Scrapping the plans to hike landfill tax to a level that would destroy any remaining hope of hitting housebuilding targets is sensible, if obvious, too. It pays to listen when intelligent people point out your plans will have severe unintended consequences.

And we should not take for granted the growing of the Chancellor’s fiscal headroom, a welcome dose of fiscal conservatism even if she got there the wrong way.

However, the best news from the budget was arguably in what it didn’t do, more than what it did. At the top of that list is the lack of a full-fat wealth tax; the popular measure growing traction by the day across the left as the illusory solution to all our fiscal problems. The arguments against a full-on wealth tax are clear – it wouldn’t raise anywhere near the money its proponents suggest, and the negative effects, mainly of capital flight, would far outweigh any positives. There’s a reason so many countries that have tried something similar have reversed course.

It should go without saying that any centre-right opposition party would do well to avoid a wealth tax too, but the real lesson to learn here is that you can and should avoid populist solutions that would get easy headlines but do more harm than good. The Treasury did well to pour cold water on the idea of a full wealth tax throughout the many months of budget speculation (no doubt to prevent that capital flight kicking in pre-emptively), instead offering their own solutions firmly but clearly, and frequently.

Obviously, they did raise taxes on wealth in other ways that will have adverse effects, but by doing so they managed to avoid something far worse. That is not to say any government should look to tax wealth sneakily, quite the opposite, but it does show that just because your political camp has a bright idea that would go down well with voters, it does not mean it’s a good idea, or that it can’t be avoided.

However, for all of the attempt to find the positives, the biggest lesson for the Conservatives and any other opposition party from last week’s budget is a negative one. It was a lesson in what not to do.

The problems that Britain and its state face have been laid bare. We are quickly running out of road on the old way of doing things, of scrambling around to find the money to cover a bloated welfare and pensions bills, of loading more and more on top of a population who are already overburdened by a system in which the rates are two high and the structure is broken, disincentivizing investment and work at all the wrong times, and undermining growth.
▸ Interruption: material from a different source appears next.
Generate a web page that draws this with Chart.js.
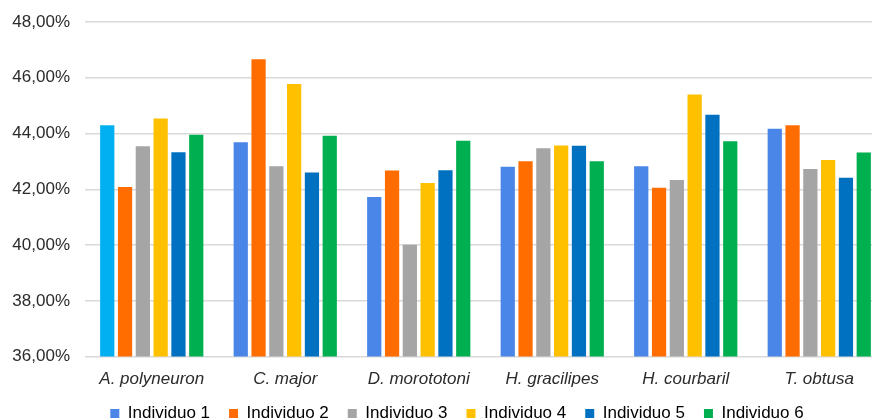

It was a muddling-on budget, at exactly the time we need someone to stand up and shout stop. Someone to tell the truth – that the system is broken and without serious reform the social contract will break down entirely. This isn’t a problem that can be fixed in one budget, but last week’s events were illustrative of this government’s head-in-the-sand approach: keep the backbenchers happy and keep trucking on. It only takes a quick glance at the polls to see that this isn’t working with the public either. To the party willing to grasp this nettle will go the victory and the spoils.